High court restores child pornography conviction
Ruling says verdict can arise from circumstantial evidence
OTTAWA— The Supreme Court of Canada says circumstantial evidence can be enough to convict someone of possessing child pornography.
In a decision Friday, the high court ruled unanimously that the Crown does not have to disprove any other possible explanation for how child pornography ends up on a computer owned by an accused.
“Other ‘plausible theories’ or other ‘reasonable possibilities’ must be based on logic and experience applied to the evidence or the absence of evidence, not on speculation,” Supreme Court Justice Thomas Cromwell wrote in the 32-page decision.

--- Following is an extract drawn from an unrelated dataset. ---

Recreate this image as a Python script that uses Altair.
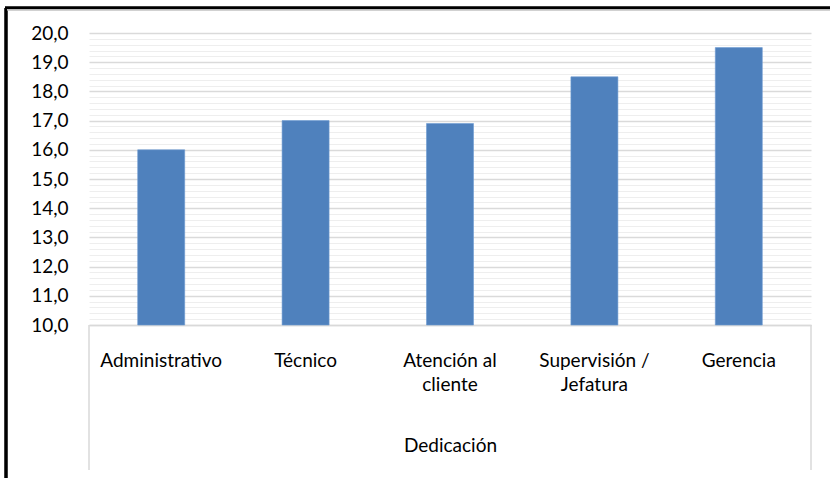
import altair as alt
import pandas as pd

categories = ["Administrativo", "Técnico", "Atención al cliente", "Supervisión / Jefatura", "Gerencia"]
values = [16.0, 17.0, 16.9, 18.5, 19.5]
label_lines = {
    "Atención al cliente": ["Atención al", "cliente"],
    "Supervisión / Jefatura": ["Supervisión /", "Jefatura"],
}
y_ticks = [round(10 + 0.2 * i, 1) for i in range(51)]

df = pd.DataFrame({"cat": categories, "val": values})

FONT = "Lato"
FS = 19
W, H = 722, 292

label_expr = " : ".join(
    [f"datum.label == '{k}' ? {v!r}" for k, v in label_lines.items()] + ["datum.label"]
)

x_enc = alt.X(
    "cat:N",
    sort=categories,
    scale=alt.Scale(paddingInner=0, paddingOuter=0),
    axis=alt.Axis(
        title="Dedicación",
        labelAngle=0,
        labelExpr=label_expr,
        labelFont=FONT,
        labelFontSize=FS,
        labelColor="black",
        labelBaseline="alphabetic",
        labelPadding=41,
        labelLineHeight=24,
        ticks=False,
        tickSize=0,
        domainColor="#d9d9d9",
        domainWidth=1.5,
        titleFont=FONT,
        titleFontSize=FS,
        titleFontWeight="normal",
        titleColor="black",
        titleBaseline="alphabetic",
        titleY=126,
        grid=False,
    ),
)

is_major = "abs(datum.value - round(datum.value)) < 0.01"

y_enc = alt.Y(
    "val:Q",
    scale=alt.Scale(domain=[10, 20], zero=False, nice=False),
    axis=alt.Axis(
        title=None,
        values=y_ticks,
        labelExpr=f"{is_major} ? replace(format(datum.value, '.1f'), '.', ',') : ''",
        labelFont=FONT,
        labelFontSize=FS,
        labelColor="black",
        labelPadding=21,
        labelOverlap=False,
        ticks=False,
        tickSize=0,
        domain=False,
        grid=True,
        gridColor=alt.ConditionalAxisColor(condition={"test": is_major, "value": "#dadada"}, value="#eeeeee"),
        gridWidth=alt.ConditionalAxisNumber(condition={"test": is_major, "value": 1.5}, value=1),
    ),
)

bars = alt.Chart(df).mark_bar(size=47, color="#4F81BD", stroke="#6d9bd1", strokeWidth=0.6).encode(
    x=x_enc, y=y_enc, y2=alt.datum(10)
)

edge_df = pd.DataFrame({"px": [0, W]})
edges = alt.Chart(edge_df).mark_rule(color="#d9d9d9", strokeWidth=1.5).encode(
    x=alt.X("px:Q", scale=None), y=alt.value(H), y2=alt.value(H + 145)
)

frame_left = alt.Chart(df).mark_rule(color="black", strokeWidth=2.5).encode(
    x=alt.value(-83), y=alt.value(-25), y2=alt.value(H + 200)
)
frame_top = alt.Chart(df).mark_rule(color="black", strokeWidth=2.5).encode(
    x=alt.value(-84), x2=alt.value(W + 40), y=alt.value(-25)
)
frame_top_grey = alt.Chart(df).mark_rule(color="#bbbbbb", strokeWidth=1).encode(
    x=alt.value(-82), x2=alt.value(W + 40), y=alt.value(-23.3)
)

chart = (
    alt.layer(bars, edges, frame_left, frame_top, frame_top_grey)
    .properties(
        width=W,
        height=H,
        autosize=alt.AutoSizeParams(type="none"),
        padding={"left": 89, "top": 33, "right": 19, "bottom": 153},
        background="white",
    )
    .configure_view(stroke=None)
)

chart.save("out.html", embed_options={"renderer": "svg", "actions": False})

“Of course, the line between a ‘plausible theory’ and ‘speculation’ is not always easy to draw. But the basic question is whether the circumstantial evidence, viewed logically and in light of human experience, is reasonably capable of supporting an inference other than that the accused is guilty.”
The decision concerned the case of Oswald Villaroman, who took his laptop to a Calgary shop for repairs in December 2009. A service technician contacted police after discovering child pornography downloaded through a file-sharing program.

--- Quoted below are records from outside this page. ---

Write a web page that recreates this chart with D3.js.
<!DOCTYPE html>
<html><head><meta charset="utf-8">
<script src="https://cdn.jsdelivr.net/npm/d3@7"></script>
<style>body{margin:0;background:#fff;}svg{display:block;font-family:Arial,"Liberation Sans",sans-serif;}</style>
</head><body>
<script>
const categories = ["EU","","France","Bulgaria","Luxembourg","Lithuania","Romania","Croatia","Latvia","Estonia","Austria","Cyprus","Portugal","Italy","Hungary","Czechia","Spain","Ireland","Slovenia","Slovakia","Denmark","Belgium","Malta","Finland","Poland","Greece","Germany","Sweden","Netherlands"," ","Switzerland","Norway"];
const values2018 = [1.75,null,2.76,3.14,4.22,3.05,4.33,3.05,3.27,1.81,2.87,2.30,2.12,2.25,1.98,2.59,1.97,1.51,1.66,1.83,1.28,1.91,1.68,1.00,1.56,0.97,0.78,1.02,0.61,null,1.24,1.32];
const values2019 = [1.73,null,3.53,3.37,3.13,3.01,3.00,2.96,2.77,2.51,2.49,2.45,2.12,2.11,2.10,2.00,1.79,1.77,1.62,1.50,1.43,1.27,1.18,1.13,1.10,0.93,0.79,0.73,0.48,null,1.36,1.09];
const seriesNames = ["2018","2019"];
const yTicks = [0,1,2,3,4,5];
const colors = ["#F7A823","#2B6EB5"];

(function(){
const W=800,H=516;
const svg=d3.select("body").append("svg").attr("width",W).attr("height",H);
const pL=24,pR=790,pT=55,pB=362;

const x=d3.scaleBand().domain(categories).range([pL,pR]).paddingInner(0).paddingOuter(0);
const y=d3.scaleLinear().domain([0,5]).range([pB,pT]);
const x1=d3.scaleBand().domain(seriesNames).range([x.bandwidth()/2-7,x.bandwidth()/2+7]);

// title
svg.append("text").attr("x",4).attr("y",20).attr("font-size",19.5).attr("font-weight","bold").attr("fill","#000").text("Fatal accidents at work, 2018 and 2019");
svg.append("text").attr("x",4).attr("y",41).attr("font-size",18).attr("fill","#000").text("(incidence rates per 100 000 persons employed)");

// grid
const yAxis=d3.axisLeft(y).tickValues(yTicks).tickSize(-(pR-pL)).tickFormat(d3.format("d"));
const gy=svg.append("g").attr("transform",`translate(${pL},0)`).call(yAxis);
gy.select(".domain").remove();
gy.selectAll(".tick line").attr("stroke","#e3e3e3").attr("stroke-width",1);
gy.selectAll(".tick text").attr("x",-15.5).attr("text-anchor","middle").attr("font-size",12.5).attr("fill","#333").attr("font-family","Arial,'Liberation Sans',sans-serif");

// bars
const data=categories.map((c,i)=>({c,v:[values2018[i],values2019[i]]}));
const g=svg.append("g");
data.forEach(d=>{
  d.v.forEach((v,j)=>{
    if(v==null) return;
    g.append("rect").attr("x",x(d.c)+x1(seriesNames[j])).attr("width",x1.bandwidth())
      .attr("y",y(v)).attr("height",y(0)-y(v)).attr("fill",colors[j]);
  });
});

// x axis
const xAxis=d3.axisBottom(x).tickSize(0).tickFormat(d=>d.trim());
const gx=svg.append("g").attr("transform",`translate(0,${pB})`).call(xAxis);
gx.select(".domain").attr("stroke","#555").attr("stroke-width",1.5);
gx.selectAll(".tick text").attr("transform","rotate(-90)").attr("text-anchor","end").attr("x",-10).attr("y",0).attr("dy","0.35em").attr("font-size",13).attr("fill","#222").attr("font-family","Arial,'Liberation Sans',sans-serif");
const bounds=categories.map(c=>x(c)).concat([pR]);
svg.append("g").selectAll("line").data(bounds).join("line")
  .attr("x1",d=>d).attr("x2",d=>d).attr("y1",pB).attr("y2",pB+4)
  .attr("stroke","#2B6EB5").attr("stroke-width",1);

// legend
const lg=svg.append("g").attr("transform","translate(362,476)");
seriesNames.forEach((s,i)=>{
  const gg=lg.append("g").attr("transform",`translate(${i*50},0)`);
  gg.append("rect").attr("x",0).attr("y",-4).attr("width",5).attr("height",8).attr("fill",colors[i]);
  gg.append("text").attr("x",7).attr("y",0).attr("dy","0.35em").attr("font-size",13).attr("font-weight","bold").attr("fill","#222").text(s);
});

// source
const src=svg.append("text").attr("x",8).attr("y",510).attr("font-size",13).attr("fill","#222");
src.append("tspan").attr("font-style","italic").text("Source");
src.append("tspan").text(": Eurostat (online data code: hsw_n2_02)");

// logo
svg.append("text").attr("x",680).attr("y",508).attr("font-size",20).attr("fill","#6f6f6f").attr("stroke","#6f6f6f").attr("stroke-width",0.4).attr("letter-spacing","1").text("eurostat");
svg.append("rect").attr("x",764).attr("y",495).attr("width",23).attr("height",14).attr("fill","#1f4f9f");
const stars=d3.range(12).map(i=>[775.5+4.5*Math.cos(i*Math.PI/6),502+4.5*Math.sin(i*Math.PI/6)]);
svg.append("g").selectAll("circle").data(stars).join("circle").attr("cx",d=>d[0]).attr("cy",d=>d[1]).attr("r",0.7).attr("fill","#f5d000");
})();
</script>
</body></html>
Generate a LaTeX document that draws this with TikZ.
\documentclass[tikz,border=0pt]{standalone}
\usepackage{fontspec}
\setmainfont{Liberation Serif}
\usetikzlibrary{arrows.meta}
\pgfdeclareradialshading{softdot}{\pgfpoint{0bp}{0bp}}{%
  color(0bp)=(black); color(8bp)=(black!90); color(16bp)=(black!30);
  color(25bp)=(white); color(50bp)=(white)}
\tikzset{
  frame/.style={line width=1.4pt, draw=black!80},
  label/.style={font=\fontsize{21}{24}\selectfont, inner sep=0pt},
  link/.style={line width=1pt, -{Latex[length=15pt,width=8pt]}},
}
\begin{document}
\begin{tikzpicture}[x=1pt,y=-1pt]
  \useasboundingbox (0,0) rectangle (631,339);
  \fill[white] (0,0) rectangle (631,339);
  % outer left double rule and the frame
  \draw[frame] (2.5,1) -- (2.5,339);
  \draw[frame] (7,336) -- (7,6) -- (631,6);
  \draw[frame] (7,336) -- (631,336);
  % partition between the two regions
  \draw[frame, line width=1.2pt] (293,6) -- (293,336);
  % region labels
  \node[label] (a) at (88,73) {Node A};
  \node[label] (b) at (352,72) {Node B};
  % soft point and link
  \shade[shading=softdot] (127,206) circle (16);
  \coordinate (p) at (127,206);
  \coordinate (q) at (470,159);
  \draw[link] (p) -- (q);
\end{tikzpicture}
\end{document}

A judge convicted Villaroman of child pornography possession following a prosecution based on circumstantial evidence, like the fact that he owned the computer, which had only one user account labelled with his name.

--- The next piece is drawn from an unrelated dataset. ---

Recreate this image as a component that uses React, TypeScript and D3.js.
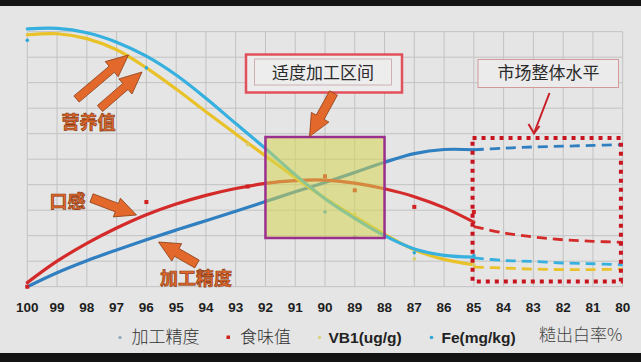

The Alberta Court of Appeal overturned the conviction last year, ruling the trial judge had erred in excluding other possibilities as to how the pornography ended up on his computer.
The Supreme Court disagreed with the appeal judgment Friday, setting aside the acquittal.
The high court also handed a separate Charter of Rights issue related to the search and seizure of the laptop back to the Alberta Court of Appeal, which means Villaroman will have another chance to argue his case in the appeal court.
In asking the Supreme Court to consider the case, the Crown argued requiring prosecutors to disprove all other possible conclusions concerning the presence of pornography would increase the burden of proof to an impossible degree.
The Crown said this could have a devastating impact on the ability to prosecute child pornography cases and others relying on circumstantial evidence.
The lawyers representing Villaroman, however, said the trial judge had simply erred in finding the defendant guilty beyond reasonable doubt in a case where the prosecution had brought virtually no evidence of possession.